В середине ноября 1941 г. командир эйнзатцгруппы В Артур Небе утверждал, что с начала кампании «ликвидировал» 45.467 человек. Однако сослуживцы и соперники Небе из других эйнзатцгрупп превзошли его достижения[288]. Небе также отмечал тенденцию евреев бежать на восток впереди наступающих немцев. Многие евреи, конечно, бежали в ходе советской эвакуации, которая теперь была организована лучше, чем в самом начале военных действий[289].

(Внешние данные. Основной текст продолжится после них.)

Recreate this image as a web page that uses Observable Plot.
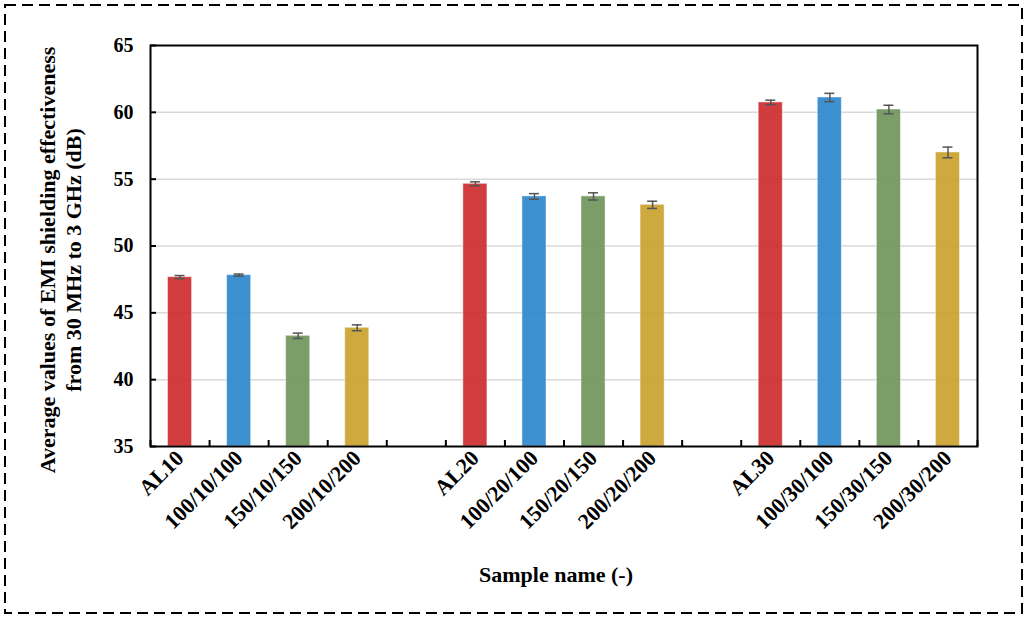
<!DOCTYPE html>
<html><head><meta charset="utf-8">
<script src="https://cdn.jsdelivr.net/npm/d3@7"></script>
<script src="https://cdn.jsdelivr.net/npm/@observablehq/plot@0.6"></script>
<style>
body{margin:0;background:#fff;}
#wrap{position:relative;width:1026px;height:617px;}
#border{position:absolute;left:0;top:0;pointer-events:none;}
</style>
</head><body><div id="wrap"></div>
<script>
// Category slots (blank strings are the empty gaps between groups)
const slotNames = ["AL10","100/10/100","150/10/150","200/10/200","",
                   "AL20","100/20/100","150/20/150","200/20/200"," ",
                   "AL30","100/30/100","150/30/150","200/30/200"];
const samples = ["AL10","100/10/100","150/10/150","200/10/200",
                 "AL20","100/20/100","150/20/150","200/20/200",
                 "AL30","100/30/100","150/30/150","200/30/200"];
const types   = ["AL","100","150","200","AL","100","150","200","AL","100","150","200"];
const values  = [47.67, 47.82, 43.28, 43.88, 54.65, 53.71, 53.71, 53.08, 60.74, 61.11, 60.21, 57.00];
const errors  = [0.12, 0.08, 0.20, 0.22, 0.15, 0.21, 0.27, 0.27, 0.17, 0.31, 0.32, 0.40];
const typeNames  = ["AL","100","150","200"];
const typeColors = ["#cd2c2e","#2d88cc","#70955a","#c9a22e"];
const yDomain = [35, 65];
const yTicks = [35, 40, 45, 50, 55, 60, 65];
const gridTicks = [40, 45, 50, 55, 60];
const yTitle = "Average values of EMI shielding effectiveness\nfrom 30 MHz to 3 GHz (dB)";
const xTitle = "Sample name (-)";

const data = samples.map((s, i) => ({
  name: s, type: types[i], value: values[i], err: errors[i],
  slot: slotNames.indexOf(s)
}));
const boundaries = d3.range(slotNames.length + 1);
const centers = d3.range(slotNames.length).map(i => i + 0.5);

const font = "'Liberation Serif', 'Times New Roman', serif";

const chart = Plot.plot({
  width: 1026, height: 617,
  marginLeft: 150, marginRight: 49, marginTop: 45, marginBottom: 171,
  style: {fontFamily: font, fontWeight: "bold", fontSize: "20px", color: "#000", background: "#fff"},
  x: {type: "linear", domain: [0, slotNames.length], axis: null},
  y: {domain: yDomain, axis: null},
  color: {domain: typeNames, range: typeColors},
  marks: [
    Plot.gridY(gridTicks, {stroke: "#d9d9d9", strokeOpacity: 1, strokeWidth: 1.5}),
    Plot.rectY(data, {
      x1: d => d.slot, x2: d => d.slot + 1, y1: yDomain[0], y2: "value",
      fill: "type", fillOpacity: 0.92, stroke: "#ffffff", strokeOpacity: 0.45, strokeWidth: 1,
      insetLeft: 17.5, insetRight: 17.5
    }),
    Plot.ruleX(data, {x: d => d.slot + 0.5, y1: d => d.value - d.err, y2: d => d.value + d.err, stroke: "#555", strokeWidth: 1.5}),
    Plot.ruleY(data, {y: d => d.value - d.err, x1: d => d.slot + 0.5, x2: d => d.slot + 0.5, insetLeft: -5, insetRight: -5, stroke: "#555", strokeWidth: 1.5}),
    Plot.ruleY(data, {y: d => d.value + d.err, x1: d => d.slot + 0.5, x2: d => d.slot + 0.5, insetLeft: -5, insetRight: -5, stroke: "#555", strokeWidth: 1.5}),
    Plot.ruleX(boundaries, {x: d => d, y1: yDomain[0], y2: yDomain[0], insetTop: -6, stroke: "#000", strokeWidth: 2}),
    Plot.ruleY(yTicks, {y: d => d, x1: 0, x2: 0, insetRight: -6, stroke: "#000", strokeWidth: 2}),
    Plot.frame({stroke: "#000", strokeWidth: 2}),
    Plot.axisY(yTicks, {label: null, tickSize: 0, tickPadding: 17, fontSize: 20, fontWeight: "bold", fill: "#000"}),
    Plot.axisX(centers, {label: null, tickSize: 0, tickPadding: 8, tickRotate: -45, tickFormat: d => slotNames[Math.floor(d)], fontSize: 22, fontWeight: "bold", fill: "#000"}),
    Plot.text([yTitle], {
      frameAnchor: "left", textAnchor: "middle", lineAnchor: "middle", rotate: -90, dx: -91, dy: 14,
      fontSize: 22, fontWeight: "bold", lineHeight: 1.2, fill: "#000"
    }),
    Plot.text([xTitle], {frameAnchor: "bottom", dx: -8, dy: 135, fontSize: 22, fontWeight: "bold", fill: "#000"})
  ]
});
const wrap = document.getElementById("wrap");
wrap.appendChild(chart);
// dashed outer border
const ns = "http://www.w3.org/2000/svg";
const b = document.createElementNS(ns, "svg");
b.setAttribute("id", "border");
b.setAttribute("width", 1026); b.setAttribute("height", 617);
const r = document.createElementNS(ns, "rect");
r.setAttribute("x", 5); r.setAttribute("y", 5);
r.setAttribute("width", 1017); r.setAttribute("height", 608);
r.setAttribute("fill", "none"); r.setAttribute("stroke", "#000");
r.setAttribute("stroke-width", 2); r.setAttribute("stroke-dasharray", "11,6");
b.appendChild(r);
wrap.appendChild(b);
</script>
</body></html>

Когда наступление на центральном фронте возобновилось, из Риги в Минск была откомандирована эйнзатцкоманда 16 с задачей перенять обязанности полиции безопасности в Минске и Западной Белоруссии. Батальон литовского шуцманства (позже известный под № 12) был также отправлен из Каунаса в Минск и действовал там под контролем немецкого 11 резервного полицейского батальона[290]. Это подразделение немецкой полиции охраны порядка было в свою очередь подчинено военному коменданту Западной Белоруссии Густаву фон Бехтольсгейму командиру 707 пехотной дивизии. Прибытие батальона литовского шуцманства совпало с волной кровавых расправ в районе Минска в октябре 1941 г. Эти операции официально считались антипартизанскими, но на самом деле были направлены против евреев, коммунистов и других «подозрительных» элементов вроде цыган, которых, согласно военным приказам того времени, надлежало расстреливать на месте[291].